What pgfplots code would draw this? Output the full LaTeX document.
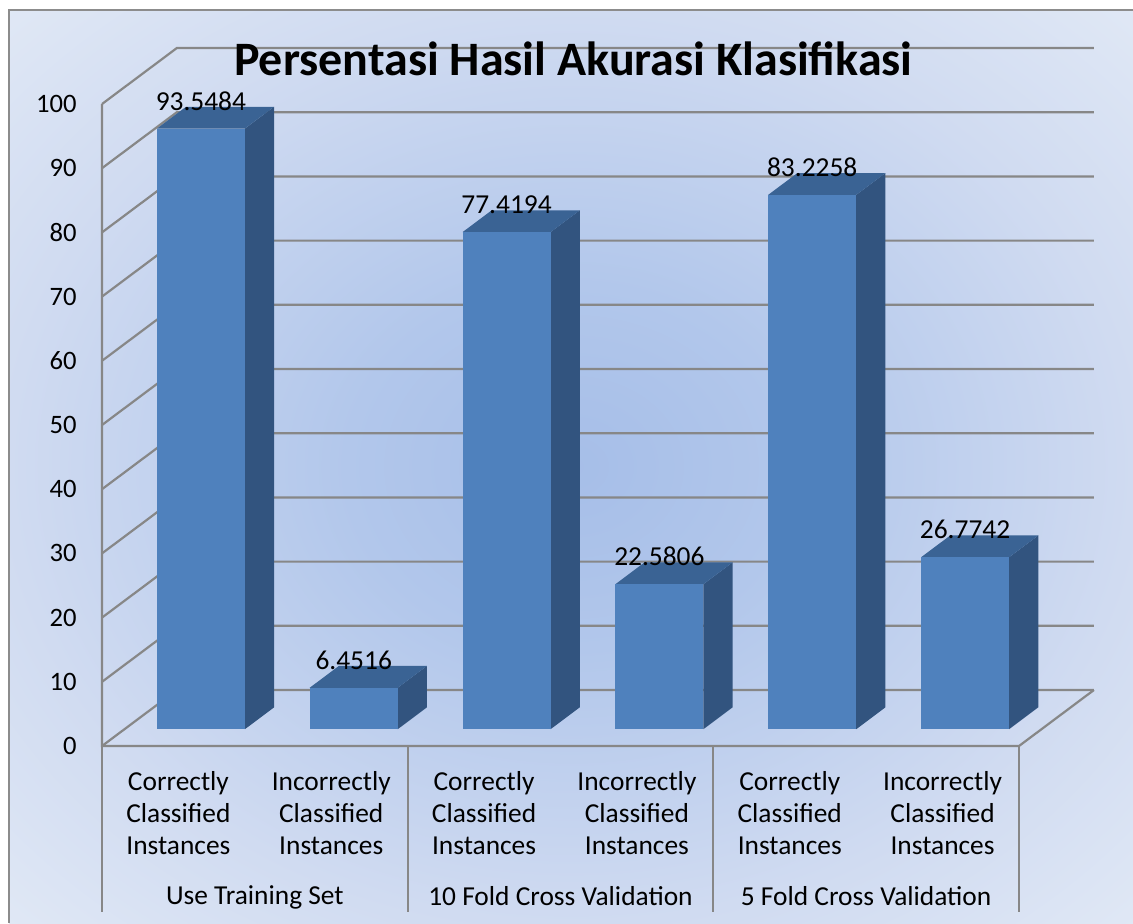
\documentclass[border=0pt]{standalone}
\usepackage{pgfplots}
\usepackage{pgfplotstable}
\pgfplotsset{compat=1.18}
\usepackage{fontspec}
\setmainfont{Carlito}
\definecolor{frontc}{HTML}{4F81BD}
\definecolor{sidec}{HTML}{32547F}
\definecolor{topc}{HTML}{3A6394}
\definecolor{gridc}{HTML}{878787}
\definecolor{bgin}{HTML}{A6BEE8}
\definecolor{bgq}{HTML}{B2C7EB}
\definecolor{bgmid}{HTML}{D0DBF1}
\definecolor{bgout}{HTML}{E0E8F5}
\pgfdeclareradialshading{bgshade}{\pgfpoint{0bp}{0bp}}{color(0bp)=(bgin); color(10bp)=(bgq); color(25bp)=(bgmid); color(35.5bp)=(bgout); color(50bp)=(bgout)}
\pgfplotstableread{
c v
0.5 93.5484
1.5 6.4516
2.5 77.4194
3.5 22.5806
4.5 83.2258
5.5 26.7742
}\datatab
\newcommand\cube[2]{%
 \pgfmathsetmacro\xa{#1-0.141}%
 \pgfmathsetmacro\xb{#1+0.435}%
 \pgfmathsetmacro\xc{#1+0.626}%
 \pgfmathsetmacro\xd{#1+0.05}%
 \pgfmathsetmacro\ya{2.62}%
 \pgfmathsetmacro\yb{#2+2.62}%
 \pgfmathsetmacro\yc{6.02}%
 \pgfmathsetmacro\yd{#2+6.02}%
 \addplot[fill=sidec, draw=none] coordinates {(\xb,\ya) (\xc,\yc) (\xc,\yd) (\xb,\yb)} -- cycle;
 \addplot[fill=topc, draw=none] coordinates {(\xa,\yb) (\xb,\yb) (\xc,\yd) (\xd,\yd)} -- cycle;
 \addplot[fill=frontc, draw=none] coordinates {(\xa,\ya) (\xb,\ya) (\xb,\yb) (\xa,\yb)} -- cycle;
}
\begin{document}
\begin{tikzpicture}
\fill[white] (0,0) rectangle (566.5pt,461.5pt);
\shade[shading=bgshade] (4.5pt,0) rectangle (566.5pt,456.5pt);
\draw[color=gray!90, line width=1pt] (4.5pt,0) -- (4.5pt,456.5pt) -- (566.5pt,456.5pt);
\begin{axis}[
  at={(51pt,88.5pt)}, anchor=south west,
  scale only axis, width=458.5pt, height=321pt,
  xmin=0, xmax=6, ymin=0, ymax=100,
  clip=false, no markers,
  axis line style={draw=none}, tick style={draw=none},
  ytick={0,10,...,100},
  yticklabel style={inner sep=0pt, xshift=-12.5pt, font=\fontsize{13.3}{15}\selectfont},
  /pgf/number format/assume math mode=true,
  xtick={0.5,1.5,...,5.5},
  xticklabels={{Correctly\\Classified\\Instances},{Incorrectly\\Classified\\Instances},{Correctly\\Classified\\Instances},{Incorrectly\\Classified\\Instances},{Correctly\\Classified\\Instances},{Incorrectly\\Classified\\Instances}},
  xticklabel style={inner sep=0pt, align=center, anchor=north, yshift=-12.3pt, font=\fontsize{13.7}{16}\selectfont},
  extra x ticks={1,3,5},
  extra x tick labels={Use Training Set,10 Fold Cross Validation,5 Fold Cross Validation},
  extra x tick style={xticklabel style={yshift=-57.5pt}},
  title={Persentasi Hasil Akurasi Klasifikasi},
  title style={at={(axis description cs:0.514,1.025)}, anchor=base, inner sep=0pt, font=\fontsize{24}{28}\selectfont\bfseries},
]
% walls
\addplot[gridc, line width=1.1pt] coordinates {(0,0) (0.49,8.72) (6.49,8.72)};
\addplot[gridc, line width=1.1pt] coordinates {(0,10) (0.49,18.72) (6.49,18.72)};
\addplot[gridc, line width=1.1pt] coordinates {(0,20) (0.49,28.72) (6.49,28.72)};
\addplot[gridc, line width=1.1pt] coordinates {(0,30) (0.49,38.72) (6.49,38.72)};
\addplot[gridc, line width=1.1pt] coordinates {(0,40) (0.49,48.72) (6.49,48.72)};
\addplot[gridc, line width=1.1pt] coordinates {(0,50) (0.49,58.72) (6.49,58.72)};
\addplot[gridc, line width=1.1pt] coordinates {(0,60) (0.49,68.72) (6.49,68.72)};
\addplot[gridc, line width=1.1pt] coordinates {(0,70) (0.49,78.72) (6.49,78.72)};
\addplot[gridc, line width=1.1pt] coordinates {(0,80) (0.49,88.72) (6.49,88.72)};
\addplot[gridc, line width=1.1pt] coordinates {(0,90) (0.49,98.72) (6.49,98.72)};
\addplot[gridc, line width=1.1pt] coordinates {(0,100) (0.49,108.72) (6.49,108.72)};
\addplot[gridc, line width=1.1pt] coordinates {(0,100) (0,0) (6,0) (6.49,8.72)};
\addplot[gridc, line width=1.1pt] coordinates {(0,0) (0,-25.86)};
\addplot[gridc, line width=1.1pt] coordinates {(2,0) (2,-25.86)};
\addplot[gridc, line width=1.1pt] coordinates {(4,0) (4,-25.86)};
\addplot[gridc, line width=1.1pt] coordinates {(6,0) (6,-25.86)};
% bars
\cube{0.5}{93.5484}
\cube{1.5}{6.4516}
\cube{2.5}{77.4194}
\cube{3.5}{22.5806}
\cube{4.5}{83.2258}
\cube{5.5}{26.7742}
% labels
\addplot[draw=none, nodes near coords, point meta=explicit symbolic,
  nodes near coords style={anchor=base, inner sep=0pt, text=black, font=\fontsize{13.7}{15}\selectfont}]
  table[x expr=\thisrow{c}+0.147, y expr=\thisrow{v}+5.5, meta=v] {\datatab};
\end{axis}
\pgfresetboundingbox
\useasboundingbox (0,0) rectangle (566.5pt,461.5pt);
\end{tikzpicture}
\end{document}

★ ★ ★ ★ ★ ★ ★

▶ Directions for this task
The pictures should not be reproduced; quote all of the other material exactly.

▶ Solved problem
What pgfplots code would draw this? Output the full LaTeX document.
\documentclass[border=0pt]{standalone}
\usepackage{pgfplots}
\usepackage{pgfplotstable}
\pgfplotsset{compat=1.18}
\usepackage{fontspec}
\setmainfont{Carlito}
\definecolor{frontc}{HTML}{4F81BD}
\definecolor{sidec}{HTML}{32547F}
\definecolor{topc}{HTML}{3A6394}
\definecolor{gridc}{HTML}{878787}
\definecolor{bgin}{HTML}{A6BEE8}
\definecolor{bgq}{HTML}{B2C7EB}
\definecolor{bgmid}{HTML}{D0DBF1}
\definecolor{bgout}{HTML}{E0E8F5}
\pgfdeclareradialshading{bgshade}{\pgfpoint{0bp}{0bp}}{color(0bp)=(bgin); color(10bp)=(bgq); color(25bp)=(bgmid); color(35.5bp)=(bgout); color(50bp)=(bgout)}
\pgfplotstableread{
c v
0.5 93.5484
1.5 6.4516
2.5 77.4194
3.5 22.5806
4.5 83.2258
5.5 26.7742
}\datatab
\newcommand\cube[2]{%
 \pgfmathsetmacro\xa{#1-0.141}%
 \pgfmathsetmacro\xb{#1+0.435}%
 \pgfmathsetmacro\xc{#1+0.626}%
 \pgfmathsetmacro\xd{#1+0.05}%
 \pgfmathsetmacro\ya{2.62}%
 \pgfmathsetmacro\yb{#2+2.62}%
 \pgfmathsetmacro\yc{6.02}%
 \pgfmathsetmacro\yd{#2+6.02}%
 \addplot[fill=sidec, draw=none] coordinates {(\xb,\ya) (\xc,\yc) (\xc,\yd) (\xb,\yb)} -- cycle;
 \addplot[fill=topc, draw=none] coordinates {(\xa,\yb) (\xb,\yb) (\xc,\yd) (\xd,\yd)} -- cycle;
 \addplot[fill=frontc, draw=none] coordinates {(\xa,\ya) (\xb,\ya) (\xb,\yb) (\xa,\yb)} -- cycle;
}
\begin{document}
\begin{tikzpicture}
\fill[white] (0,0) rectangle (566.5pt,461.5pt);
\shade[shading=bgshade] (4.5pt,0) rectangle (566.5pt,456.5pt);
\draw[color=gray!90, line width=1pt] (4.5pt,0) -- (4.5pt,456.5pt) -- (566.5pt,456.5pt);
\begin{axis}[
  at={(51pt,88.5pt)}, anchor=south west,
  scale only axis, width=458.5pt, height=321pt,
  xmin=0, xmax=6, ymin=0, ymax=100,
  clip=false, no markers,
  axis line style={draw=none}, tick style={draw=none},
  ytick={0,10,...,100},
  yticklabel style={inner sep=0pt, xshift=-12.5pt, font=\fontsize{13.3}{15}\selectfont},
  /pgf/number format/assume math mode=true,
  xtick={0.5,1.5,...,5.5},
  xticklabels={{Correctly\\Classified\\Instances},{Incorrectly\\Classified\\Instances},{Correctly\\Classified\\Instances},{Incorrectly\\Classified\\Instances},{Correctly\\Classified\\Instances},{Incorrectly\\Classified\\Instances}},
  xticklabel style={inner sep=0pt, align=center, anchor=north, yshift=-12.3pt, font=\fontsize{13.7}{16}\selectfont},
  extra x ticks={1,3,5},
  extra x tick labels={Use Training Set,10 Fold Cross Validation,5 Fold Cross Validation},
  extra x tick style={xticklabel style={yshift=-57.5pt}},
  title={Persentasi Hasil Akurasi Klasifikasi},
  title style={at={(axis description cs:0.514,1.025)}, anchor=base, inner sep=0pt, font=\fontsize{24}{28}\selectfont\bfseries},
]
% walls
\addplot[gridc, line width=1.1pt] coordinates {(0,0) (0.49,8.72) (6.49,8.72)};
\addplot[gridc, line width=1.1pt] coordinates {(0,10) (0.49,18.72) (6.49,18.72)};
\addplot[gridc, line width=1.1pt] coordinates {(0,20) (0.49,28.72) (6.49,28.72)};
\addplot[gridc, line width=1.1pt] coordinates {(0,30) (0.49,38.72) (6.49,38.72)};
\addplot[gridc, line width=1.1pt] coordinates {(0,40) (0.49,48.72) (6.49,48.72)};
\addplot[gridc, line width=1.1pt] coordinates {(0,50) (0.49,58.72) (6.49,58.72)};
\addplot[gridc, line width=1.1pt] coordinates {(0,60) (0.49,68.72) (6.49,68.72)};
\addplot[gridc, line width=1.1pt] coordinates {(0,70) (0.49,78.72) (6.49,78.72)};
\addplot[gridc, line width=1.1pt] coordinates {(0,80) (0.49,88.72) (6.49,88.72)};
\addplot[gridc, line width=1.1pt] coordinates {(0,90) (0.49,98.72) (6.49,98.72)};
\addplot[gridc, line width=1.1pt] coordinates {(0,100) (0.49,108.72) (6.49,108.72)};
\addplot[gridc, line width=1.1pt] coordinates {(0,100) (0,0) (6,0) (6.49,8.72)};
\addplot[gridc, line width=1.1pt] coordinates {(0,0) (0,-25.86)};
\addplot[gridc, line width=1.1pt] coordinates {(2,0) (2,-25.86)};
\addplot[gridc, line width=1.1pt] coordinates {(4,0) (4,-25.86)};
\addplot[gridc, line width=1.1pt] coordinates {(6,0) (6,-25.86)};
% bars
\cube{0.5}{93.5484}
\cube{1.5}{6.4516}
\cube{2.5}{77.4194}
\cube{3.5}{22.5806}
\cube{4.5}{83.2258}
\cube{5.5}{26.7742}
% labels
\addplot[draw=none, nodes near coords, point meta=explicit symbolic,
  nodes near coords style={anchor=base, inner sep=0pt, text=black, font=\fontsize{13.7}{15}\selectfont}]
  table[x expr=\thisrow{c}+0.147, y expr=\thisrow{v}+5.5, meta=v] {\datatab};
\end{axis}
\pgfresetboundingbox
\useasboundingbox (0,0) rectangle (566.5pt,461.5pt);
\end{tikzpicture}
\end{document}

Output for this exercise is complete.